Belgium / Landmark

On the Hills of Wardin and Marvie




Wardin and Marvie were strategic positions in the defence of Bastogne. At the beginning of the battle, the villages were occupied by troops from the U.S. 101st Airborne Division and elements of the U.S. 10th Armored Division, which were to block the German Army’s approach to the important town.

On the evening of 18 December 1944, a combat command team led by Lieutenant-Colonel James O’Hara of the 10th Armored Division, was charged with trying to block the German Army’s advance along the road from Wiltz to Bastogne from the east.

The heights of the village of Marvie offered good visibility over the road and therefore also on the advance of German armoured columns. For this reason, combat Team O’Hara used this strategic position in the first days of the battle.
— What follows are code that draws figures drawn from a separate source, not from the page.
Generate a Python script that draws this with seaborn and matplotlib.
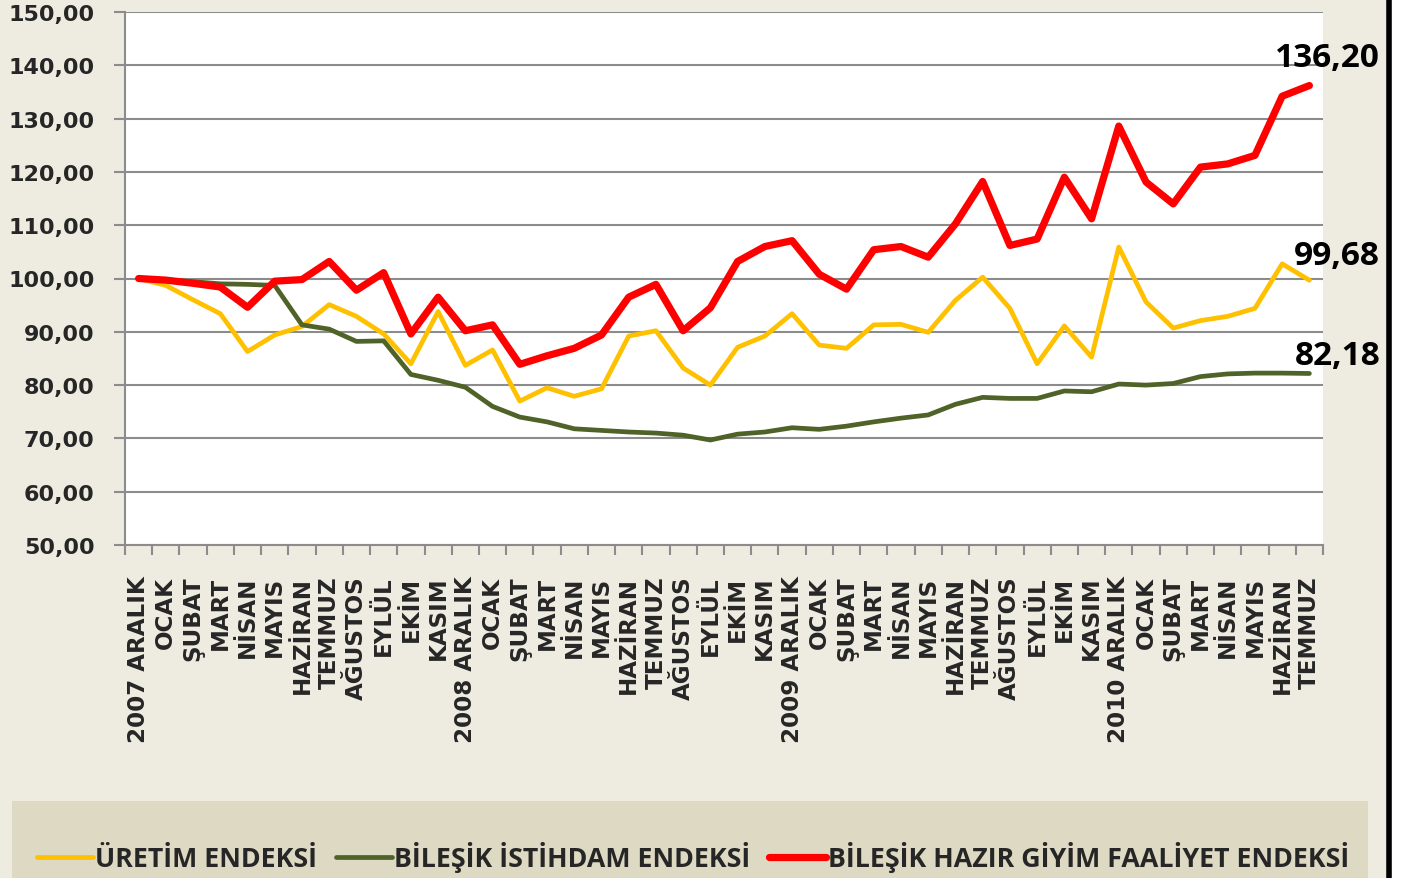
import numpy as np
import pandas as pd
import matplotlib
matplotlib.use("Agg")
import matplotlib.pyplot as plt
from matplotlib.lines import Line2D
from matplotlib.patches import Rectangle
from matplotlib.ticker import FuncFormatter, FixedLocator
import seaborn as sns

months = ["2007 ARALIK", "OCAK", "ŞUBAT", "MART", "NİSAN", "MAYIS", "HAZİRAN", "TEMMUZ",
          "AĞUSTOS", "EYLÜL", "EKİM", "KASIM", "2008 ARALIK", "OCAK", "ŞUBAT", "MART",
          "NİSAN", "MAYIS", "HAZİRAN", "TEMMUZ", "AĞUSTOS", "EYLÜL", "EKİM", "KASIM",
          "2009 ARALIK", "OCAK", "ŞUBAT", "MART", "NİSAN", "MAYIS", "HAZİRAN", "TEMMUZ",
          "AĞUSTOS", "EYLÜL", "EKİM", "KASIM", "2010 ARALIK", "OCAK", "ŞUBAT", "MART",
          "NİSAN", "MAYIS", "HAZİRAN", "TEMMUZ"]

uretim = [100.0, 98.7, 96.0, 93.4, 86.3, 89.4, 91.0, 95.1, 92.9, 89.6, 84.0, 93.8,
          83.7, 86.6, 77.0, 79.5, 77.9, 79.3, 89.2, 90.2, 83.2, 80.0, 87.1, 89.2,
          93.4, 87.5, 86.9, 91.3, 91.4, 89.9, 95.9, 100.25, 94.4, 84.0, 91.1, 85.25,
          105.9, 95.6, 90.7, 92.1, 92.9, 94.4, 102.75, 99.68]

istihdam = [100.0, 99.7, 99.4, 99.0, 98.9, 98.7, 91.3, 90.5, 88.2, 88.3, 82.0, 80.9,
            79.6, 76.0, 74.0, 73.1, 71.8, 71.5, 71.2, 71.0, 70.6, 69.7, 70.8, 71.2,
            72.0, 71.7, 72.3, 73.1, 73.8, 74.4, 76.4, 77.7, 77.5, 77.5, 78.9, 78.75,
            80.2, 80.0, 80.3, 81.6, 82.1, 82.25, 82.25, 82.18]

hazir_giyim = [100.0, 99.7, 99.1, 98.4, 94.6, 99.5, 99.8, 103.2, 97.8, 101.1, 89.6, 96.5,
               90.2, 91.3, 83.9, 85.5, 86.9, 89.4, 96.5, 98.9, 90.2, 94.5, 103.2, 106.0,
               107.1, 100.8, 98.0, 105.4, 106.0, 104.0, 110.25, 118.2, 106.2, 107.4, 119.0, 111.2,
               128.6, 118.1, 114.0, 120.9, 121.5, 123.1, 134.2, 136.2]

names = ["ÜRETİM ENDEKSİ", "BİLEŞİK İSTİHDAM ENDEKSİ", "BİLEŞİK HAZIR GİYİM FAALİYET ENDEKSİ"]
colors = ["#FFC000", "#4F6228", "#FF0000"]
widths = [3.4, 3.4, 5.2]

sns.set_theme(style="white")
plt.rcParams["font.family"] = ["Open Sans", "DejaVu Sans"]
plt.rcParams["font.weight"] = "bold"

pos = np.arange(len(months))
df = pd.DataFrame({"pos": pos, names[0]: uretim, names[1]: istihdam, names[2]: hazir_giyim})

fig = plt.figure(figsize=(14.08, 8.79), dpi=100, facecolor="#EEECE1")
ax = fig.add_axes([125/1408, 1-546/879, (1323-125)/1408, (546-13)/879])
ax.set_facecolor("white")

for name, c, lw in zip(names, colors, widths):
    sns.lineplot(data=df, x="pos", y=name, color=c, linewidth=lw, ax=ax,
                 solid_capstyle="round", solid_joinstyle="round", zorder=3)

ax.set_xlim(-0.5, len(months) - 0.5)
ax.set_ylim(50, 150)
ax.set_yticks(np.arange(50, 151, 10))
ax.yaxis.set_major_formatter(FuncFormatter(lambda v, p: f"{v:.2f}".replace(".", ",")))
ax.grid(axis="y", color="#8C8C8C", linewidth=1.5)
ax.set_axisbelow(True)

ax.set_xticks(pos)
ax.set_xticklabels(months, rotation=90, va="top", ha="center", fontsize=16.6,
                   fontweight="bold", family="DejaVu Sans")
ax.xaxis.set_minor_locator(FixedLocator(np.arange(-0.5, len(months), 1)))
ax.tick_params(axis="x", which="major", length=0, pad=22)
ax.tick_params(axis="x", which="minor", length=7, width=1.5, color="#8C8C8C", bottom=True)
ax.tick_params(axis="y", length=8, width=1.5, color="#8C8C8C", left=True, pad=14,
               labelsize=16)
for lab in ax.get_yticklabels():
    lab.set_fontweight("bold")
    lab.set_family("DejaVu Sans")
ax.set_xlabel("")
ax.set_ylabel("")

for side in ["top", "right"]:
    ax.spines[side].set_visible(False)
for side in ["left", "bottom"]:
    ax.spines[side].set_color("#8C8C8C")
    ax.spines[side].set_linewidth(1.5)

# end labels
for vals, dy in [(hazir_giyim, 20), (uretim, 18), (istihdam, 13)]:
    ax.annotate(f"{vals[-1]:.2f}".replace(".", ","), xy=(pos[-1], vals[-1]),
                xytext=(51, dy), textcoords="offset points", ha="right", va="center",
                fontsize=24, fontweight="bold", color="black", annotation_clip=False)

# legend band, right border
fig.patches.append(Rectangle((12/1408, 0), (1368-12)/1408, (879-802)/879,
                             transform=fig.transFigure, facecolor="#DDD9C3",
                             edgecolor="none", zorder=0))
fig.patches.append(Rectangle((1392/1408, 0), 16/1408, 1, transform=fig.transFigure,
                             facecolor="white", edgecolor="none", zorder=0))
fig.add_artist(Line2D([1389/1408, 1389/1408], [0, 1], transform=fig.transFigure,
                      color="black", linewidth=4))

handles = [Line2D([0], [0], color=c, linewidth=lw, solid_capstyle="round")
           for c, lw in zip(colors, widths)]
fig.legend(handles, names, loc="center", bbox_to_anchor=(693/1408, 1-858/879), ncol=3,
           frameon=False, handlelength=2.1, handletextpad=0.08, columnspacing=0.7,
           prop={"family": "Open Sans", "weight": "bold", "size": 19.3})

fig.savefig("out.png", dpi=100, facecolor=fig.get_facecolor())
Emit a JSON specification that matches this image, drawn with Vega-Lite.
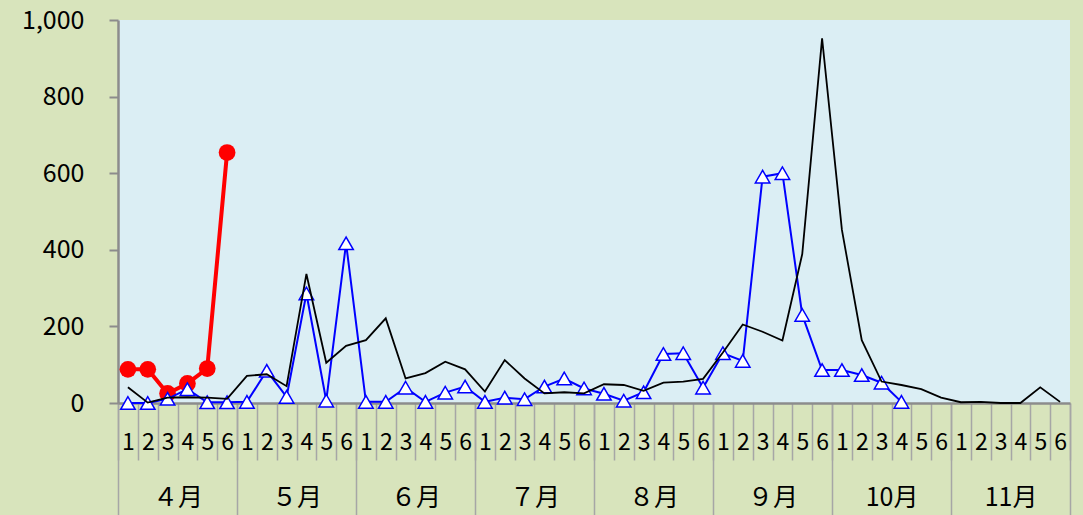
{
  "$schema": "https://vega.github.io/schema/vega-lite/v6.json",
  "width": 952,
  "height": 383,
  "autosize": {"type": "none"},
  "padding": {"left": 118, "top": 20, "right": 13, "bottom": 112},
  "background": "#d8e4bc",
  "config": {"view": {"fill": "#dbeef4", "stroke": null}, "font": "Noto Sans CJK JP"},
  "data": {"values": [
    {"idx": 1, "m": "４月", "black": 41, "blue": 0, "red": 88},
    {"idx": 2, "m": "４月", "black": 1, "blue": 0, "red": 88},
    {"idx": 3, "m": "４月", "black": 14, "blue": 11, "red": 25},
    {"idx": 4, "m": "４月", "black": 15, "blue": 36, "red": 51},
    {"idx": 5, "m": "４月", "black": 14, "blue": 2, "red": 90},
    {"idx": 6, "m": "４月", "black": 11, "blue": 2, "red": 654},
    {"idx": 7, "m": "５月", "black": 71, "blue": 3},
    {"idx": 8, "m": "５月", "black": 75, "blue": 84},
    {"idx": 9, "m": "５月", "black": 44, "blue": 16},
    {"idx": 10, "m": "５月", "black": 337, "blue": 286},
    {"idx": 11, "m": "５月", "black": 105, "blue": 6},
    {"idx": 12, "m": "５月", "black": 149, "blue": 417},
    {"idx": 13, "m": "６月", "black": 164, "blue": 3},
    {"idx": 14, "m": "６月", "black": 221, "blue": 3},
    {"idx": 15, "m": "６月", "black": 64, "blue": 40},
    {"idx": 16, "m": "６月", "black": 78, "blue": 3},
    {"idx": 17, "m": "６月", "black": 108, "blue": 27},
    {"idx": 18, "m": "６月", "black": 88, "blue": 43},
    {"idx": 19, "m": "７月", "black": 30, "blue": 3},
    {"idx": 20, "m": "７月", "black": 112, "blue": 14},
    {"idx": 21, "m": "７月", "black": 64, "blue": 10},
    {"idx": 22, "m": "７月", "black": 25, "blue": 43},
    {"idx": 23, "m": "７月", "black": 28, "blue": 64},
    {"idx": 24, "m": "７月", "black": 25, "blue": 38},
    {"idx": 25, "m": "８月", "black": 49, "blue": 24},
    {"idx": 26, "m": "８月", "black": 47, "blue": 6},
    {"idx": 27, "m": "８月", "black": 32, "blue": 28},
    {"idx": 28, "m": "８月", "black": 53, "blue": 128},
    {"idx": 29, "m": "８月", "black": 56, "blue": 130},
    {"idx": 30, "m": "８月", "black": 63, "blue": 40},
    {"idx": 31, "m": "９月", "black": 132, "blue": 130},
    {"idx": 32, "m": "９月", "black": 205, "blue": 110},
    {"idx": 33, "m": "９月", "black": 186, "blue": 591},
    {"idx": 34, "m": "９月", "black": 163, "blue": 600},
    {"idx": 35, "m": "９月", "black": 389, "blue": 230},
    {"idx": 36, "m": "９月", "black": 952, "blue": 86},
    {"idx": 37, "m": "10月", "black": 452, "blue": 86},
    {"idx": 38, "m": "10月", "black": 164, "blue": 73},
    {"idx": 39, "m": "10月", "black": 56, "blue": 53},
    {"idx": 40, "m": "10月", "black": 47, "blue": 3},
    {"idx": 41, "m": "10月", "black": 36},
    {"idx": 42, "m": "10月", "black": 14},
    {"idx": 43, "m": "11月", "black": 2},
    {"idx": 44, "m": "11月", "black": 3},
    {"idx": 45, "m": "11月", "black": 0},
    {"idx": 46, "m": "11月", "black": 0},
    {"idx": 47, "m": "11月", "black": 41},
    {"idx": 48, "m": "11月", "black": 3}
  ]},
  "layer": [
    {
      "mark": {"type": "rule", "strokeOpacity": 0},
      "encoding": {
        "x": {
          "field": "m", "type": "ordinal",
          "sort": ["４月", "５月", "６月", "７月", "８月", "９月", "10月", "11月"],
          "scale": {"type": "band", "paddingInner": 0, "paddingOuter": 0},
          "axis": {
            "orient": "bottom", "title": null, "tickBand": "extent", "tickSize": 112,
            "tickColor": "#a6a6a6", "tickWidth": 1.5, "domain": false, "labelAngle": 0,
            "labelFontSize": 25, "labelColor": "#000000", "labelPadding": -18,
            "labelBaseline": "middle", "labelOverlap": false, "labelBound": false, "labelFlush": false
          }
        }
      }
    },
    {
      "encoding": {
        "x": {
          "field": "idx", "type": "ordinal", "bandPosition": 0.5,
          "scale": {"type": "band", "paddingInner": 0, "paddingOuter": 0},
          "axis": {
            "orient": "bottom", "title": null,
            "labelExpr": "isValid(datum.value) && datum.value > 0 ? ((datum.value-1)%6)+1 : ''",
            "tickBand": "extent", "tickSize": 57, "tickColor": "#a6a6a6", "tickWidth": 1.5,
            "domainColor": "#8c8c8c", "domainWidth": 2.5, "labelAngle": 0, "labelFontSize": 23,
            "labelColor": "#000000", "labelPadding": -18, "labelBaseline": "middle",
            "labelOverlap": false, "labelBound": false, "labelFlush": false
          }
        },
        "y": {
          "type": "quantitative",
          "scale": {"domain": [0, 1000], "nice": false},
          "axis": {
            "title": null, "values": [0, 200, 400, 600, 800, 1000], "format": ",d",
            "tickSize": 9, "tickColor": "#8c8c8c", "tickWidth": 2, "domainColor": "#8c8c8c",
            "domainWidth": 2.5, "grid": false, "labelFontSize": 25, "labelPadding": 25,
            "labelColor": "#000000"
          }
        }
      },
      "layer": [
        {
          "mark": {"type": "line", "stroke": "#ff0000", "strokeWidth": 4,
            "point": {"shape": "circle", "filled": true, "fill": "#ff0000", "size": 280}},
          "encoding": {"y": {"field": "red", "type": "quantitative"}}
        },
        {
          "mark": {"type": "line", "stroke": "#0000ff", "strokeWidth": 2,
            "point": {"shape": "triangle-up", "filled": true, "fill": "#ffffff", "stroke": "#0000ff", "strokeWidth": 1.5, "size": 210}},
          "encoding": {"y": {"field": "blue", "type": "quantitative"}}
        },
        {
          "mark": {"type": "line", "stroke": "#000000", "strokeWidth": 1.8},
          "encoding": {"y": {"field": "black", "type": "quantitative"}}
        }
      ]
    }
  ],
  "resolve": {"scale": {"x": "independent"}}
}
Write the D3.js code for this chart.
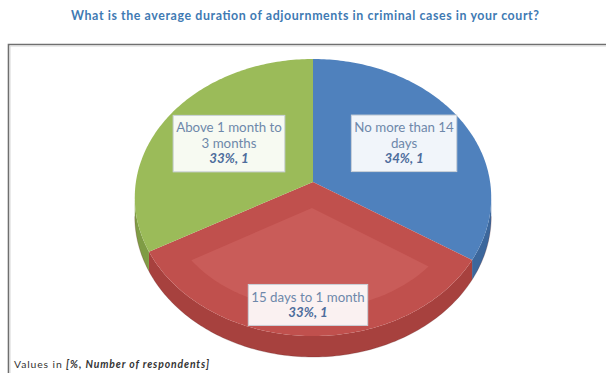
<!DOCTYPE html>
<html>
<head>
<meta charset="utf-8">
<script src="https://cdn.jsdelivr.net/npm/d3@7"></script>
<style>
  html, body { margin: 0; padding: 0; background: #ffffff; }
  svg { display: block; font-family: Lato, "Open Sans", "DejaVu Sans", sans-serif; }
</style>
</head>
<body>
<svg id="chart" width="606" height="373"></svg>
<script>
// ---- data ----
const categories = ["No more than 14 days", "15 days to 1 month", "Above 1 month to 3 months"];
const percents = [34, 33, 33];
const respondents = [1, 1, 1];
const topColors = ["#4f81bd", "#c0504d", "#9bbb59"];
const sideColors = ["#3c679c", "#a7413e", "#7f9c45"];
const titleText = "What is the average duration of adjournments in criminal cases in your court?";
const noteLead = "Values in ";
const noteUnits = "[%, Number of respondents]";

// ---- layout ----
const W = 606, H = 373;
const svg = d3.select("#chart");

// perspective disc: centre, half-axes, foreshortening and thickness
const P = { cx: 313, cy: 182, A: 177.1, B: 136.8, k: 0.112, depth: 18.6 };
const labelRadius = [0.606, 0.817, 0.569];
const wrapWidths = [112, 130, 112];
const labelFont = 13.3, lineH = 15.5;

function projUW(u, w, drop) {
  const s = 1 / (1 - P.k * w);
  return [P.cx + P.A * u * s, P.cy + (P.B * w + (drop || 0)) * s];
}
function proj(theta, r, drop) {
  return projUW(r * Math.sin(theta), -r * Math.cos(theta), drop);
}
function arcPoints(a0, a1, r, drop) {
  const n = Math.max(2, Math.ceil(Math.abs(a1 - a0) / (Math.PI / 180)));
  return d3.range(n + 1).map(i => proj(a0 + (a1 - a0) * i / n, r, drop));
}
const line = d3.line();

const pie = d3.pie().sort(null).value(d => d.pct).startAngle(0).endAngle(2 * Math.PI);
const rows = categories.map((c, i) => ({ name: c, pct: percents[i], n: respondents[i], i }));
const arcs = pie(rows);

// frame
svg.append("path")
  .attr("d", `M8.5,${H} L8.5,44.5 L${W},44.5`)
  .attr("fill", "none").attr("stroke", "#6f6f6f").attr("stroke-width", 1.6);
svg.append("path")
  .attr("d", `M10,${H} L10,46 L${W},46`)
  .attr("fill", "none").attr("stroke", "#d6d6d6").attr("stroke-width", 1);

// title
svg.append("text")
  .attr("x", 305).attr("y", 20)
  .attr("text-anchor", "middle")
  .attr("font-size", 12.4).attr("font-weight", "bold")
  .attr("fill", "#3f7ab3")
  .attr("textLength", 468).attr("lengthAdjust", "spacing")
  .text(titleText);

// side walls (front half only)
const thL = Math.PI / 2 + Math.asin(P.k), thR = 2 * Math.PI - thL;
const gSide = svg.append("g");
arcs.forEach(a => {
  const s = Math.max(a.startAngle, thL), e = Math.min(a.endAngle, thR);
  if (e <= s) return;
  const pts = arcPoints(s, e, 1, 0).concat(arcPoints(e, s, 1, P.depth));
  gSide.append("path").attr("d", line(pts) + "Z").attr("fill", sideColors[a.data.i]);
});
// darker rim line at the bottom of the wall
gSide.append("path")
  .attr("d", line(arcPoints(thL, thR, 1, P.depth)))
  .attr("fill", "none").attr("stroke", "rgba(90,30,30,0.25)").attr("stroke-width", 1);

// top faces
const gTop = svg.append("g");
arcs.forEach(a => {
  const pts = [proj(0, 0)].concat(arcPoints(a.startAngle, a.endAngle, 1, 0));
  gTop.append("path").attr("d", line(pts) + "Z").attr("fill", topColors[a.data.i]);
});

// bevel on the front slice: lighter inset face
function insetFace(a0, a1, d) {
  const half = (a1 - a0) / 2, mid = a0 + half;
  const off = d / Math.sin(half);
  const apex = [off * Math.sin(mid), -off * Math.cos(mid)];
  const hit = ang => {
    const dir = [Math.sin(ang), -Math.cos(ang)];
    const b = apex[0] * dir[0] + apex[1] * dir[1];
    const c = apex[0] * apex[0] + apex[1] * apex[1] - (1 - d) * (1 - d);
    const t = -b + Math.sqrt(b * b - c);
    const p = [apex[0] + t * dir[0], apex[1] + t * dir[1]];
    return Math.atan2(p[0], -p[1]);
  };
  let f0 = hit(a0), f1 = hit(a1);
  if (f0 < 0) f0 += 2 * Math.PI;
  if (f1 < 0) f1 += 2 * Math.PI;
  return [projUW(apex[0], apex[1])].concat(arcPoints(f0, f1, 1 - d, 0));
}
const front = arcs[1];
gTop.append("path")
  .attr("d", line(insetFace(front.startAngle, front.endAngle, 0.16)) + "Z")
  .attr("fill", "#c95c59");

// data labels
const ctx = document.createElement("canvas").getContext("2d");
function measure(txt, weight, style) {
  ctx.font = `${style || "normal"} ${weight || "normal"} ${labelFont}px Lato, "Open Sans", sans-serif`;
  return ctx.measureText(txt).width;
}
function wrap(txt, maxW) {
  const words = txt.split(" "), out = [];
  let cur = "";
  words.forEach(w => {
    const t = cur ? cur + " " + w : w;
    if (cur && measure(t) > maxW) { out.push(cur); cur = w; } else cur = t;
  });
  if (cur) out.push(cur);
  return out;
}
const gLab = svg.append("g");
arcs.forEach(a => {
  const mid = (a.startAngle + a.endAngle) / 2;
  const [x, y] = proj(mid, labelRadius[a.data.i]);
  const lines = wrap(a.data.name, wrapWidths[a.data.i]);
  const valueTxt = `${a.data.pct}%, ${a.data.n}`;
  const widths = lines.map(l => measure(l)).concat([measure(valueTxt, "bold", "italic")]);
  const bw = Math.max(...widths) + 6;
  const nLines = lines.length + 1;
  const bh = nLines * lineH + 10;
  const g = gLab.append("g").attr("transform", `translate(${x},${y})`);
  g.append("rect")
    .attr("x", -bw / 2).attr("y", -bh / 2).attr("width", bw).attr("height", bh)
    .attr("fill", "#ffffff").attr("fill-opacity", 0.92)
    .attr("stroke", "#c9d0d8").attr("stroke-width", 1);
  const y0 = -bh / 2 + 5 + lineH * 0.78;
  lines.forEach((l, j) => {
    g.append("text").attr("x", 0).attr("y", y0 + j * lineH)
      .attr("text-anchor", "middle").attr("font-size", labelFont)
      .attr("fill", "#6e88aa").text(l);
  });
  g.append("text").attr("x", 0).attr("y", y0 + lines.length * lineH)
    .attr("text-anchor", "middle").attr("font-size", labelFont)
    .attr("font-weight", "bold").attr("font-style", "italic")
    .attr("fill", "#4d6d9c").text(valueTxt);
});

// footnote
const note = svg.append("text").attr("x", 14).attr("y", 368)
  .attr("font-size", 10.4).attr("fill", "#333333")
  .attr("textLength", 195).attr("lengthAdjust", "spacing");
note.append("tspan").text(noteLead);
note.append("tspan").attr("font-weight", "bold").attr("font-style", "italic").text(noteUnits);
</script>
</body>
</html>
Marvie was at that time occupied by the 326th Airborne Engineer Battalion of the 101st Airborne Division, working to install roadblocks at access points to the village. The American unit was joined by the 2nd Battalion of the 327th Glider Infantry Regiment.

The first attack on the village by the German forces came on 20 December. Elements of the Panzer Lehr Division attacked from the southeast. Several soldiers from both sides clashed in close combat in the centre of Marvie. But counterattacks by the Americans succeeded in repulsing the German troops and allowed most of the civilians to evacuate the village.

Another battle for Marvie took place on 23 December, but after hours of ferocious fighting it resulted in stalemate, with both sides holding parts of the village.

The vast forest area to the south-east of the village was occupied by German soldiers, who were later driven back from the surrounding areas during January 1945. American artillery had deployed considerable resources to play a significant role in this.